* Begin Data section *

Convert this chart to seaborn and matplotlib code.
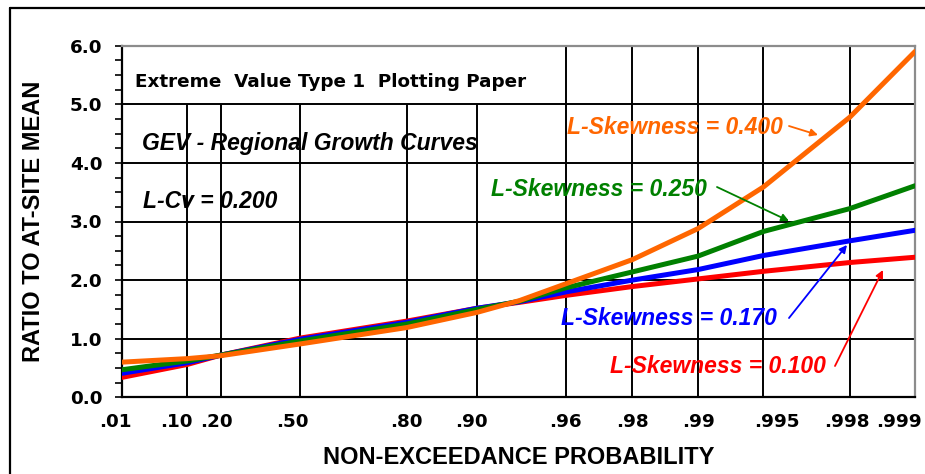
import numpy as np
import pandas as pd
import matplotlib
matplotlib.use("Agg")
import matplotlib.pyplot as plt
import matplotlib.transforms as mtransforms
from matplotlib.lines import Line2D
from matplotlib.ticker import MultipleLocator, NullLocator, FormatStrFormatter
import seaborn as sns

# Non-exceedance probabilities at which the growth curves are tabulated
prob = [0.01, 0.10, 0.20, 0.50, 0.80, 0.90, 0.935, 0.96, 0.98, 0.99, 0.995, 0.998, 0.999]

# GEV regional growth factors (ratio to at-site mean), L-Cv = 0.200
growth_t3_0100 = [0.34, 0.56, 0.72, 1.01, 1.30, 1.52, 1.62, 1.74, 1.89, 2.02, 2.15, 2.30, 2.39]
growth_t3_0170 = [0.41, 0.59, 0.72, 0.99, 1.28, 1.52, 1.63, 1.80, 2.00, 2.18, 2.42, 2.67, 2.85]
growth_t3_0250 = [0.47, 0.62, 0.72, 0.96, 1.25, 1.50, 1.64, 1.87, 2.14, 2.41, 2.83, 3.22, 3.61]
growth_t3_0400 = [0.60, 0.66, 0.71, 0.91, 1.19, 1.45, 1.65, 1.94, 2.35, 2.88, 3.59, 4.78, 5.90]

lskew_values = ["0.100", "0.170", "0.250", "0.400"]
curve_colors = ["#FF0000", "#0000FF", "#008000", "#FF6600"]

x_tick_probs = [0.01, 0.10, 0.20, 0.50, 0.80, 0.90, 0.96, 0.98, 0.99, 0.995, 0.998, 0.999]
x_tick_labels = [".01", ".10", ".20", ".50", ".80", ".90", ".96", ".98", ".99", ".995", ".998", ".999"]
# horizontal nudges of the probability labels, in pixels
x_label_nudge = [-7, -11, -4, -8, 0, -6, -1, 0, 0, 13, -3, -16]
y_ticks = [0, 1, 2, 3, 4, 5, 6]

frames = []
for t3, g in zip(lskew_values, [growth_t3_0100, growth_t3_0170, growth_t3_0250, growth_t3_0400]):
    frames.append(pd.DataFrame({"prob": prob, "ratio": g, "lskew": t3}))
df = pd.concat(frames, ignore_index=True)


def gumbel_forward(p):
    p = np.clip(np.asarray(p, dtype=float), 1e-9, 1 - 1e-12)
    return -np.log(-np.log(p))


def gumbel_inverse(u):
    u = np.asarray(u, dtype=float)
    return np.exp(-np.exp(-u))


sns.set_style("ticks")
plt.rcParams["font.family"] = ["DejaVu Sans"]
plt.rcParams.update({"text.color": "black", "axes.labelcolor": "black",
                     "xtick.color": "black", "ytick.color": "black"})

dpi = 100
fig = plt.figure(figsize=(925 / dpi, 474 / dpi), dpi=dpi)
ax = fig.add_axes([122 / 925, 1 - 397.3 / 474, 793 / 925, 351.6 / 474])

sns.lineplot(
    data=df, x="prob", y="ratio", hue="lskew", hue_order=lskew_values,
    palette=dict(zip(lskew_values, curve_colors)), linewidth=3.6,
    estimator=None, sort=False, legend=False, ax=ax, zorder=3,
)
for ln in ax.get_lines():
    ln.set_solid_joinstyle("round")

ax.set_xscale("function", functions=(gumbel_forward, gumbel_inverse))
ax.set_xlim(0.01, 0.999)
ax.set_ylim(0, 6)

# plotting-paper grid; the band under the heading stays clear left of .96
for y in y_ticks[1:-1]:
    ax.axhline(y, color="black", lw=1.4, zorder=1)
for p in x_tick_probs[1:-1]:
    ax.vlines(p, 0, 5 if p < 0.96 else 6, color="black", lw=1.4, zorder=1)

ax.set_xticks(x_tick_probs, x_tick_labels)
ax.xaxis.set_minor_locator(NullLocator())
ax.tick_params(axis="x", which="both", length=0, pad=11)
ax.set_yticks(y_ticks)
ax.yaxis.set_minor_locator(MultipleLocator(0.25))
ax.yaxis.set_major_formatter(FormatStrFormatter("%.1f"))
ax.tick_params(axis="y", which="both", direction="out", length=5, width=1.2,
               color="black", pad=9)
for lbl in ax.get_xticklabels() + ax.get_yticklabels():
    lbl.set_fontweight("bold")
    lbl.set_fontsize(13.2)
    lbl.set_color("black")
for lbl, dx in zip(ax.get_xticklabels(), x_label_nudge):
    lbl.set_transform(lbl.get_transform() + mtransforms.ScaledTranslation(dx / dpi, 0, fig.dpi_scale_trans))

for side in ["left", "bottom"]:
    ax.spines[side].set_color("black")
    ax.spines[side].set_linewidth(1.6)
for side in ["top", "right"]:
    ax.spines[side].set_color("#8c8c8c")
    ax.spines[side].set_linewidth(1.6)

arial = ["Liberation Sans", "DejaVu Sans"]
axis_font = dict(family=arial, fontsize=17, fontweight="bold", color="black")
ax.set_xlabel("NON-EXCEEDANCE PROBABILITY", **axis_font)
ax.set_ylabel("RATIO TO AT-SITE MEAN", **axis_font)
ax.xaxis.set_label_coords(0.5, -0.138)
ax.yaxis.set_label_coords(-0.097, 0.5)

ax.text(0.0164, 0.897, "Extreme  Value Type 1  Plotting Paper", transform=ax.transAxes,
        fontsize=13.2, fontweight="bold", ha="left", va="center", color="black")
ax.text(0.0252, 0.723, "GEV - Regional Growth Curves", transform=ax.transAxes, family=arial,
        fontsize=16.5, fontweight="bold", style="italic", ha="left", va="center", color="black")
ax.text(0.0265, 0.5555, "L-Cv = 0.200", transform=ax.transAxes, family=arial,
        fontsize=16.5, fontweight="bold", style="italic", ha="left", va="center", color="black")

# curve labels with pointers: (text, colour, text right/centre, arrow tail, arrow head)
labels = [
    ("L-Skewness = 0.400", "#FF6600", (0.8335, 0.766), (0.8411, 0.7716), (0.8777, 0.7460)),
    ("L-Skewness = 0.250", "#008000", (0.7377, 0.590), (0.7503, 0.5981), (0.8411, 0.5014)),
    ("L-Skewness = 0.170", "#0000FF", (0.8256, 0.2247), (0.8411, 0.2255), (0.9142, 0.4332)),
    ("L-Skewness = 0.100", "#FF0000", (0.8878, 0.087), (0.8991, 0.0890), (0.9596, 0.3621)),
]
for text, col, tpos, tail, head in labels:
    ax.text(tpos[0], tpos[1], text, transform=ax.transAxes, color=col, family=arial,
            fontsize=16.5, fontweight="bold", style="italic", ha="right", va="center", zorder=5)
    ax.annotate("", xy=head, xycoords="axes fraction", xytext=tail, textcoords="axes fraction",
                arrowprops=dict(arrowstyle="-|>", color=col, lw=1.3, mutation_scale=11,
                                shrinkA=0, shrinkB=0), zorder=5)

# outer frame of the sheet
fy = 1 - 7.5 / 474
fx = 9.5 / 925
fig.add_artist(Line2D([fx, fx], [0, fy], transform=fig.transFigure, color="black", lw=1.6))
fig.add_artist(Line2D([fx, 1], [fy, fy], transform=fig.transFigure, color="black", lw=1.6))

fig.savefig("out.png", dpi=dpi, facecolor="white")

* End Data section *

=== Your goal ===
Leave out the pictures, then repeat the listing above exactly from its first line to the line with "return np.exp(-np.exp(-u))", inclusive.

=== Task output ===
Convert this chart to seaborn and matplotlib code.
import numpy as np
import pandas as pd
import matplotlib
matplotlib.use("Agg")
import matplotlib.pyplot as plt
import matplotlib.transforms as mtransforms
from matplotlib.lines import Line2D
from matplotlib.ticker import MultipleLocator, NullLocator, FormatStrFormatter
import seaborn as sns

# Non-exceedance probabilities at which the growth curves are tabulated
prob = [0.01, 0.10, 0.20, 0.50, 0.80, 0.90, 0.935, 0.96, 0.98, 0.99, 0.995, 0.998, 0.999]

# GEV regional growth factors (ratio to at-site mean), L-Cv = 0.200
growth_t3_0100 = [0.34, 0.56, 0.72, 1.01, 1.30, 1.52, 1.62, 1.74, 1.89, 2.02, 2.15, 2.30, 2.39]
growth_t3_0170 = [0.41, 0.59, 0.72, 0.99, 1.28, 1.52, 1.63, 1.80, 2.00, 2.18, 2.42, 2.67, 2.85]
growth_t3_0250 = [0.47, 0.62, 0.72, 0.96, 1.25, 1.50, 1.64, 1.87, 2.14, 2.41, 2.83, 3.22, 3.61]
growth_t3_0400 = [0.60, 0.66, 0.71, 0.91, 1.19, 1.45, 1.65, 1.94, 2.35, 2.88, 3.59, 4.78, 5.90]

lskew_values = ["0.100", "0.170", "0.250", "0.400"]
curve_colors = ["#FF0000", "#0000FF", "#008000", "#FF6600"]

x_tick_probs = [0.01, 0.10, 0.20, 0.50, 0.80, 0.90, 0.96, 0.98, 0.99, 0.995, 0.998, 0.999]
x_tick_labels = [".01", ".10", ".20", ".50", ".80", ".90", ".96", ".98", ".99", ".995", ".998", ".999"]
# horizontal nudges of the probability labels, in pixels
x_label_nudge = [-7, -11, -4, -8, 0, -6, -1, 0, 0, 13, -3, -16]
y_ticks = [0, 1, 2, 3, 4, 5, 6]

frames = []
for t3, g in zip(lskew_values, [growth_t3_0100, growth_t3_0170, growth_t3_0250, growth_t3_0400]):
    frames.append(pd.DataFrame({"prob": prob, "ratio": g, "lskew": t3}))
df = pd.concat(frames, ignore_index=True)


def gumbel_forward(p):
    p = np.clip(np.asarray(p, dtype=float), 1e-9, 1 - 1e-12)
    return -np.log(-np.log(p))


def gumbel_inverse(u):
    u = np.asarray(u, dtype=float)
    return np.exp(-np.exp(-u))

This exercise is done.